Mirrorless now lets you see the final image will look like before you take the shot when not using flash.

Now the screens are touch screens so you can just touch the screen to focus on your subject

Now the menu systems, many are hard to navigate around to find what you need to set or change settings. They do need a better system. Now with touch screens, they need a finder or search with a built-in touch screen keyboard so you can find what you are looking for much easier.

I do not want a camera to be as simple as using an iPhone, is their room for improvement yes!
I like shooting with an iPhone but I feel more creative or in the moment with a dedicated camera.

I find that the problem with most manuals is they are written by the engineers / product people who made the product.
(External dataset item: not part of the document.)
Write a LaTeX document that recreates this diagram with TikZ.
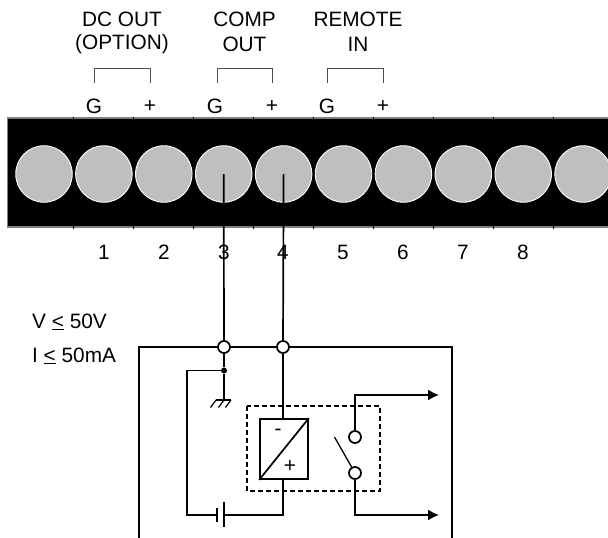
\documentclass[tikz,border=0pt]{standalone}
\usepackage{fontspec}
\setmainfont{Liberation Sans}
\usepackage{tikz}
\usetikzlibrary{arrows.meta}

\tikzset{
    lbl/.style={inner sep=0pt, font=\fontsize{20.8}{24}\selectfont},
    hole/.style={circle, draw=white, line width=0.9pt, fill=black!25, inner sep=0pt, minimum size=56.5pt},
    wire/.style={line width=1.7pt},
    thinwire/.style={line width=1pt, draw=black!70},
    term/.style={circle, draw, line width=1.7pt, fill=white, inner sep=0pt, minimum size=12pt},
    outarrow/.style={wire, -{Latex[length=11pt,width=11pt]}},
}

\begin{document}
\begin{tikzpicture}[x=1pt, y=-1pt]

    \useasboundingbox (0,0) rectangle (608,538);

    \draw[fill=black, draw=black!50, line width=1.5pt] (7.5,118) rectangle (615,227);
    \foreach \x in {73,133,193,253,313,373,433,493,553} {
        \draw[line width=1pt] (\x,116.5) -- (\x,119);
        \draw[line width=1pt] (\x,226) -- (\x,228.5);
    }
    \foreach \i [evaluate=\i as \x using 44+59.9*(\i-1)] in {1,...,10} {
        \node[hole] (hole\i) at (\x,174) {};
    }

    \node[lbl] (dcout) at (122,19) {DC OUT};
    \node[lbl] (option) at (122,44.5) {(OPTION)};
    \node[lbl] (comp) at (244.5,19) {COMP};
    \node[lbl] (out) at (244.5,44.5) {OUT};
    \node[lbl] (remote) at (358,19) {REMOTE};
    \node[lbl] (in) at (358,44.5) {IN};

    \foreach \a/\b in {94/150, 217/272, 327/383} {
        \draw[thinwire] (\a,83) -- (\a,68.5) -- (\b,68.5) -- (\b,83);
    }

    \foreach \x/\t in {94/G, 150/+, 215/G, 272/+, 327/G, 383/+} {
        \node[lbl] at (\x,106.5) {\t};
    }
    \foreach \x/\t in {104/1, 164/2, 224/3, 283/4, 343/5, 403/6, 463/7, 523/8} {
        \node[lbl] at (\x,252) {\t};
    }

    \node[lbl, anchor=west] (vmax) at (32,322) {V \underline{<} 50V};
    \node[lbl, anchor=west] (imax) at (32,356) {I \underline{<} 50mA};

    \draw[wire] (139,538) -- (139,347) -- (452,347) -- (452,538);

    \node[term] (termg) at (224,347) {};
    \node[term] (termp) at (283,347) {};
    \draw[wire] (hole4.center) -- (termg);
    \draw[wire] (hole5.center) -- (termp);

    \coordinate (gnd) at (224,400);
    \node[circle, fill, inner sep=0pt, minimum size=6pt] (joint) at (224,370.5) {};
    \draw[wire] (termg) -- (joint) -- (gnd);
    \draw[line width=1.2pt] (215.5,400) -- (231,400);
    \foreach \x in {216,224,231} {
        \draw[line width=1.2pt] (\x,400) -- (\x-5.5,407.5);
    }

    \node[draw, line width=1.7pt, minimum width=48pt, minimum height=60pt, inner sep=0pt] (conv) at (284,449) {};
    \draw[wire] (conv.south west) -- (conv.north east);
    \node[lbl] at (278,432) {-};
    \node[lbl] at (290,466) {+};
    \draw[wire] (termp) -- (conv.north -| termp);

    \draw[line width=1.1pt, dash pattern=on 5pt off 3pt] (247,406) rectangle (380,491);

    \coordinate (platea) at (217,515);
    \coordinate (plateb) at (224,515);
    \draw[wire] (joint) -- (187,370.5) -- (187,515) -- (platea);
    \draw[wire] (217,508) -- (217,522);
    \draw[wire] (224,502) -- (224,527);
    \draw[wire] (plateb) -- (283,515) -- (283,479);

    \node[term] (cona) at (355,437) {};
    \node[term] (conb) at (355,473) {};
    \draw[outarrow] (cona) -- (355,395) -- (439,395);
    \draw[outarrow] (conb) -- (355,515) -- (439,515);
    \draw[line width=1.3pt] (334.5,437) -- (conb);

\end{tikzpicture}
\end{document}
They assume that if the camera has 12 focus modes and 15 exposure modes that all are equally important. When in reality most people will use 4 focus an 5 exposure modes, as most of the rest are "we can do this so we will add the feature needed or not"
I skim the manual then look online or for a book written by a third party actual user, not a builder of the product. The guy will say sure there are 15 exposure modes, but 11 are useless or do the same thing in a different way.

OMG, Northrup hits again and FStoppers has to post it....

Gatekeeping is also about keeping scammers and spammers out.

There is a time to tell people to RTFM.

When someone is asking about tech specs on equipment they own. They are simply being lazy and hoping someone will spoonfeed them. For instance, how many times do people ask about their strobe's duration speeds?

In a ProFoto forum, I've witnessed someone asking about the duration of a B10X light, and get the exact manual page image posted for them... then ask about their B10. They have the manual to look it up, but it is far easier to have someone do that. These people need to be told RTFM. They are either too lazy to open the manual or they are playing games watching people jump through hoops for their amusement.